TASK TO COMPLETE:
Exactly and only the lines from the one containing "Give me the Plotly source for this chart." through the one containing "shapes = []" belong in your copy. Pictures do not.

———

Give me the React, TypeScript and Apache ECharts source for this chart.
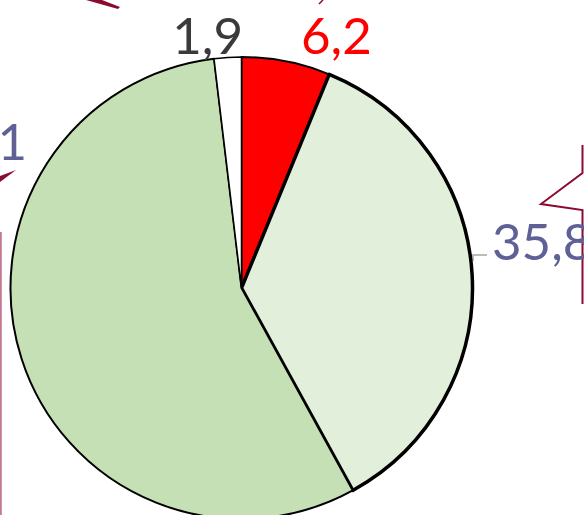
import React, { useEffect, useRef } from "react";
import * as echarts from "echarts";

const categories = ["A", "B", "C", "D"];
const values = [6.2, 35.8, 56.1, 1.9];
const labels = ["6,2", "35,8", "56,1", "1,9"];
const sliceColors = ["#ff0000", "#e2efda", "#c5e0b4", "#ffffff"];
const labelColors = ["#ff0000", "#5f6096", "#5f6096", "#3a3a3a"];
const borderWidths = [2, 3.5, 2, 1.5];

// label anchor positions (layout, not data)
const labelPos: { x: number; y: number; align: string }[] = [
  { x: 301, y: 34, align: "left" },
  { x: 492, y: 240, align: "left" },
  { x: 27, y: 140, align: "right" },
  { x: 243, y: 34, align: "right" },
];

export default function App() {
  const ref = useRef<HTMLDivElement>(null);
  useEffect(() => {
    if (!ref.current) return;
    const chart = echarts.init(ref.current, null, { renderer: "svg" });
    const dark = "#8b0a30";
    chart.setOption({
      animation: false,
      backgroundColor: "#ffffff",
      series: [
        {
          type: "pie",
          center: [241.5, 288],
          radius: 231,
          startAngle: 90,
          clockwise: true,
          avoidLabelOverlap: false,
          data: categories.map((c, i) => ({
            name: c,
            value: values[i],
            itemStyle: {
              color: sliceColors[i],
              borderColor: "#000000",
              borderWidth: borderWidths[i],
            },
            label: {
              show: true,
              formatter: labels[i],
              color: labelColors[i],
              fontFamily: "Lato",
              fontSize: 51,
            },
            labelLine: {
              show: i === 1,
              lineStyle: { color: "#a6a6a6", width: 1.5 },
            },
          })),
          label: { position: "outside" },
          labelLine: { show: false },
          labelLayout: (params: any) => {
            const p = labelPos[params.dataIndex];
            const res: any = {
              x: p.x,
              y: p.y,
              align: p.align,
              verticalAlign: "middle",
            };
            if (params.dataIndex === 1) {
              res.labelLinePoints = [
                [473, 261],
                [473, 255],
                [487, 255],
              ];
            }
            return res;
          },
        },
      ],
      graphic: [
        {
          type: "polygon",
          shape: { points: [[86, 0], [102, 0], [120, 7], [118, 9]] },
          style: { fill: dark },
        },
        {
          type: "polygon",
          shape: { points: [[0, 176], [16, 170], [0, 182]] },
          style: { fill: dark },
        },
        {
          type: "line",
          shape: { x1: 0.8, y1: 232, x2: 0.8, y2: 515 },
          style: { stroke: "#c27a92", lineWidth: 2 },
        },
        {
          type: "polyline",
          shape: { points: [[582.5, 145], [582.5, 173], [541, 204], [582.5, 210], [582.5, 304]] },
          style: { stroke: dark, lineWidth: 2, fill: null },
        },
        {
          type: "polyline",
          shape: { points: [[319, 4], [323, 0]] },
          style: { stroke: dark, lineWidth: 1.5, fill: null },
        },
      ],
    });
    return () => chart.dispose();
  }, []);
  return (
    <div
      ref={ref}
      style={{ position: "fixed", left: 0, top: 0, width: 584, height: 515 }}
    />
  );
}
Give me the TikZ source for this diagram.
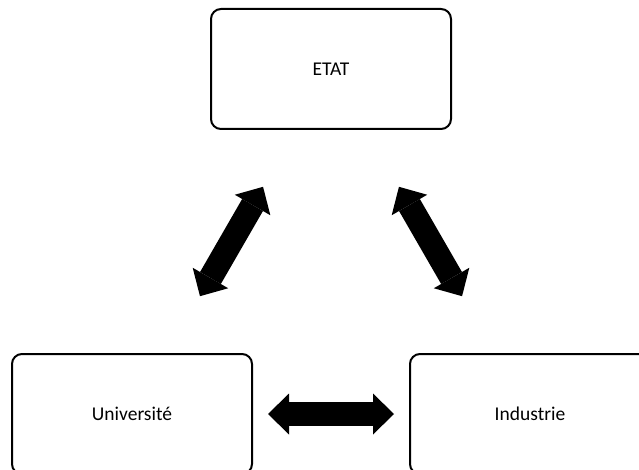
\documentclass[tikz,border=0pt]{standalone}
\usepackage{fontspec}
\setmainfont{Carlito}
\usetikzlibrary{arrows.meta}

\tikzset{
  actor/.style={draw=black, line width=2pt, rounded corners=10pt, fill=white,
    minimum width=240pt, minimum height=120pt, inner sep=0pt,
    font=\fontsize{19.5pt}{23pt}\selectfont},
  blockhead/.tip={Triangle[width=41pt, length=21pt, line width=0pt]},
  exchange/.style={draw=black, line width=24pt, line cap=butt,
    blockhead-blockhead, shorten <=136pt, shorten >=136pt}
}

\begin{document}
\begin{tikzpicture}[x=1pt, y=-1pt]
  \useasboundingbox (0,0) rectangle (639,470);
  \clip (0,0) rectangle (639,470);

  % the three partners
  \node[actor] (etat) at (331,69)  {ETAT};
  \node[actor] (univ) at (132,414) {Université};
  \node[actor] (indus) at (530,414) {Industrie};

  % two-way exchanges between partners
  \draw[exchange] (univ.center) -- (etat.center);
  \draw[exchange] (indus.center) -- (etat.center);
  \draw[exchange] (univ.center) -- (indus.center);
\end{tikzpicture}
\end{document}
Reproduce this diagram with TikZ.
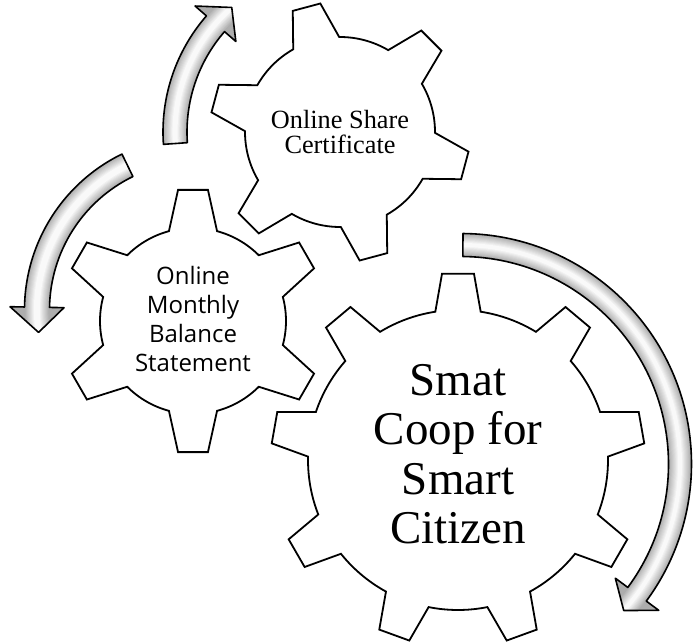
\documentclass[tikz,border=0pt]{standalone}
\usepackage{fontspec}
\setmainfont{Liberation Serif}
\newfontfamily\statementfont{Open Sans}
\tikzset{
  gear/.style={draw=black, fill=white, line width=1.8pt, line join=miter},
  arrow-line/.style={draw=black, line width=1.6pt, line join=round},
}
\begin{document}
\begin{tikzpicture}[x=1pt,y=1pt]
\useasboundingbox (0,0) rectangle (694,641);
% Gear centres
\coordinate (share-gear) at (340,509);
\coordinate (balance-gear) at (193,320);
\coordinate (coop-gear) at (458,181);
% Bent arrows round the gears
\foreach \cx/\cy/\rr/\aa/\ab/\ac/\w in {340/509/165/184/139/131/12, 198/331/161/116/179/188/12.5, 461/177/219/89.5/-36.5/-42/11.5} {
  \begin{scope}[shift={(\cx,\cy)}]
    \path[save path=\bentpath] ({\aa}:{\rr pt+\w pt}) arc[start angle=\aa, end angle=\ab, radius=\rr pt+\w pt]
      -- ({\ab}:{\rr pt+27pt}) -- ({\ac}:{\rr pt}) -- ({\ab}:{\rr pt-27pt}) -- ({\ab}:{\rr pt-\w pt})
      arc[start angle=\ab, end angle=\aa, radius=\rr pt-\w pt] -- cycle;
    \begin{scope}
      \clip[use path=\bentpath];
      \fill[gray!64] (0,0) circle[radius=\rr pt+40pt];
      \foreach \k [evaluate=\k as \lw using 2*\w-2.1*\k, evaluate=\k as \sh using int(64-6.5*\k)] in {0,...,9}
        \draw[line width=\lw pt, gray!\sh] ({\aa}:{\rr pt}) arc[start angle=\aa, end angle=\ac, radius=\rr pt];
    \end{scope}
    \draw[arrow-line, use path=\bentpath];
  \end{scope}
}
% Share gear, 6 teeth
\draw[gear, shift={(share-gear)}] (90.5:95pt) \foreach \a in {105,165,...,405} {
  -- ({\a-6.3}:130pt) -- ({\a+6.3}:130pt) -- ({\a+14.5}:95pt)
  arc[start angle=\a+14.5, end angle=\a+45.5, radius=95pt]} -- cycle;
% Balance gear, 6 teeth
\draw[gear, shift={(balance-gear)}] (75:93pt) \foreach \a in {90,150,...,390} {
  -- ({\a-6.5}:132pt) -- ({\a+6.5}:132pt) -- ({\a+15}:93pt)
  arc[start angle=\a+15, end angle=\a+45, radius=93pt]} -- cycle;
% Coop gear, 9 teeth
\draw[gear, shift={(coop-gear)}] (81.3:150pt) \foreach \a in {90,130,...,410} {
  -- ({\a-4.9}:187pt) -- ({\a+4.9}:187pt) -- ({\a+8.7}:150pt)
  arc[start angle=\a+8.7, end angle=\a+31.3, radius=150pt]} -- cycle;
% Labels
\node[font=\fontsize{26.3}{25.7}\selectfont, align=center] (share-label) at (share-gear) {Online Share\\Certificate};
\node[font=\statementfont\fontsize{24}{29.2}\selectfont, align=center] (balance-label) at (193,322) {Online\\Monthly\\Balance\\Statement};
\node[font=\fontsize{47}{49.5}\selectfont, align=center] (coop-label) at (458,187) {Smat\\Coop for\\Smart\\Citizen};
\end{tikzpicture}
\end{document}
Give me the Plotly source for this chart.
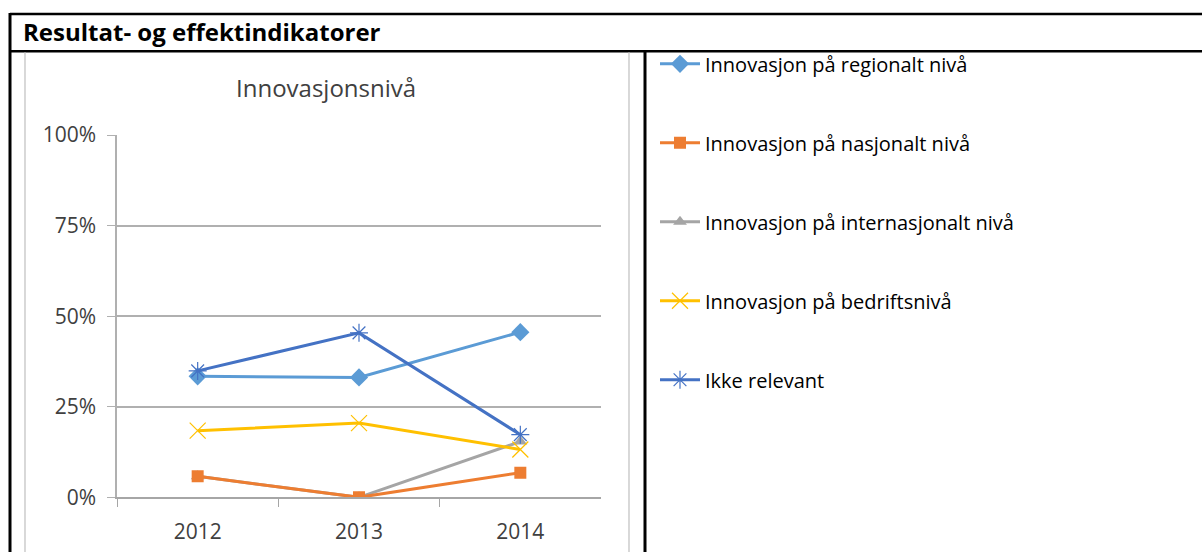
import plotly.graph_objects as go

W, H = 1202, 553

# Series data (shares of respondents)
years = ["2012", "2013", "2014"]
regionalt = [0.334, 0.331, 0.456]
nasjonalt = [0.058, 0.0, 0.068]
internasjonalt = [0.058, 0.0, 0.154]
bedrift = [0.184, 0.205, 0.132]
ikke_relevant = [0.349, 0.454, 0.173]

y_ticks = [0, 0.25, 0.5, 0.75, 1.0]
y_tick_text = ["0%", "25%", "50%", "75%", "100%"]

FONT = "Open Sans"
TXT = "#404040"

# page-pixel -> paper helpers (figure occupies rows TOP..BOT on the page)
TOP, BOT = 12, 541


def px(x):
    return x / W


def py(y):
    return 1 - (y - TOP) / (BOT - TOP)


series = [
    dict(name="Innovasjon på regionalt nivå", y=regionalt, color="#5B9BD5",
         symbol="diamond", size=14, rank=1, lw=0),
    dict(name="Innovasjon på internasjonalt nivå", y=internasjonalt, color="#A5A5A5",
         symbol="triangle-up", size=12, rank=3, lw=0),
    dict(name="Innovasjon på nasjonalt nivå", y=nasjonalt, color="#ED7D31",
         symbol="square", size=12, rank=2, lw=0),
    dict(name="Innovasjon på bedriftsnivå", y=bedrift, color="#FFC000",
         symbol="x-thin-open", size=16, rank=4, lw=1.2),
    dict(name="Ikke relevant", y=ikke_relevant, color="#4472C4",
         symbol="asterisk-open", size=15, rank=5, lw=1.2),
]

fig = go.Figure()
for s in series:
    fig.add_trace(go.Scatter(
        x=years, y=s["y"], name=s["name"], mode="lines+markers",
        line=dict(color=s["color"], width=3),
        marker=dict(symbol=s["symbol"], size=s["size"], color=s["color"],
                    line=dict(color=s["color"], width=s["lw"])),
        legendgroup=s["name"], legendrank=s["rank"],
        hoverinfo="skip",
    ))

shapes = []


def hline(y, x0, x1, color="black", width=2):
    shapes.append(dict(type="line", xref="paper", yref="paper",
                       x0=px(x0), x1=px(x1), y0=py(y), y1=py(y),
                       line=dict(color=color, width=width), layer="below"))


def vline(x, y0, y1, color="black", width=2):
    shapes.append(dict(type="line", xref="paper", yref="paper",
                       x0=px(x), x1=px(x), y0=py(y0), y1=py(y1),
                       line=dict(color=color, width=width), layer="below"))


# table frame
hline(11, 10, W, width=2.5)
hline(48.5, 10, W, width=2.5)
vline(10, 10, H, width=3)
vline(645, 48.5, H, width=3)
# chart area border
vline(25, 49.5, H, color="#BFBFBF", width=1.2)
vline(629, 49.5, H, color="#BFBFBF", width=1.2)

annotations = [
    dict(text="<b>Resultat- og effektindikatorer</b>", x=px(21), y=py(29),
         xref="paper", yref="paper", xanchor="left", yanchor="middle",
         showarrow=False, font=dict(family=FONT, size=24, color="black")),
    dict(text="Innovasjonsnivå", x=px(326), y=py(85.5),
         xref="paper", yref="paper", xanchor="center", yanchor="middle",
         showarrow=False, font=dict(family=FONT, size=24, color=TXT)),
]

fig.update_layout(
    width=W, height=H,
    margin=dict(l=0, r=0, t=0, b=0),
    paper_bgcolor="white", plot_bgcolor="white",
    shapes=shapes, annotations=annotations,
    showlegend=True,
    legend=dict(
        x=px(655), y=py(41.5), xanchor="left", yanchor="top",
        font=dict(family=FONT, size=20, color="black"),
        itemwidth=40, tracegroupgap=50, traceorder="grouped",
        bgcolor="rgba(255,255,255,0)",
    ),
    xaxis=dict(
        domain=[px(117), px(601)], range=[-0.5, 2.5],
        type="category", showgrid=False,
        showline=True, linecolor="#A6A6A6", linewidth=1.5,
        ticks="outside", tickson="boundaries", ticklen=8, tickcolor="#A6A6A6",
        tickfont=dict(family=FONT, size=21, color=TXT),
        ticklabelstandoff=15,
        fixedrange=True,
    ),
    yaxis=dict(
        domain=[py(498), py(133)], range=[0, 1],
        tickvals=y_ticks, ticktext=y_tick_text,
        showgrid=True, gridcolor="#B0B0B0", gridwidth=1.5,
        showline=True, linecolor="#B0B0B0", linewidth=1.5,
        ticks="outside", ticklen=8, tickcolor="#B0B0B0",
        tickfont=dict(family=FONT, size=21, color=TXT),
        ticklabelstandoff=7,
        zeroline=False, fixedrange=True,
    ),
)

fig.write_html("out.html")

———

EXERCISE ANSWER:
Give me the Plotly source for this chart.
import plotly.graph_objects as go

W, H = 1202, 553

# Series data (shares of respondents)
years = ["2012", "2013", "2014"]
regionalt = [0.334, 0.331, 0.456]
nasjonalt = [0.058, 0.0, 0.068]
internasjonalt = [0.058, 0.0, 0.154]
bedrift = [0.184, 0.205, 0.132]
ikke_relevant = [0.349, 0.454, 0.173]

y_ticks = [0, 0.25, 0.5, 0.75, 1.0]
y_tick_text = ["0%", "25%", "50%", "75%", "100%"]

FONT = "Open Sans"
TXT = "#404040"

# page-pixel -> paper helpers (figure occupies rows TOP..BOT on the page)
TOP, BOT = 12, 541


def px(x):
    return x / W


def py(y):
    return 1 - (y - TOP) / (BOT - TOP)


series = [
    dict(name="Innovasjon på regionalt nivå", y=regionalt, color="#5B9BD5",
         symbol="diamond", size=14, rank=1, lw=0),
    dict(name="Innovasjon på internasjonalt nivå", y=internasjonalt, color="#A5A5A5",
         symbol="triangle-up", size=12, rank=3, lw=0),
    dict(name="Innovasjon på nasjonalt nivå", y=nasjonalt, color="#ED7D31",
         symbol="square", size=12, rank=2, lw=0),
    dict(name="Innovasjon på bedriftsnivå", y=bedrift, color="#FFC000",
         symbol="x-thin-open", size=16, rank=4, lw=1.2),
    dict(name="Ikke relevant", y=ikke_relevant, color="#4472C4",
         symbol="asterisk-open", size=15, rank=5, lw=1.2),
]

fig = go.Figure()
for s in series:
    fig.add_trace(go.Scatter(
        x=years, y=s["y"], name=s["name"], mode="lines+markers",
        line=dict(color=s["color"], width=3),
        marker=dict(symbol=s["symbol"], size=s["size"], color=s["color"],
                    line=dict(color=s["color"], width=s["lw"])),
        legendgroup=s["name"], legendrank=s["rank"],
        hoverinfo="skip",
    ))

shapes = []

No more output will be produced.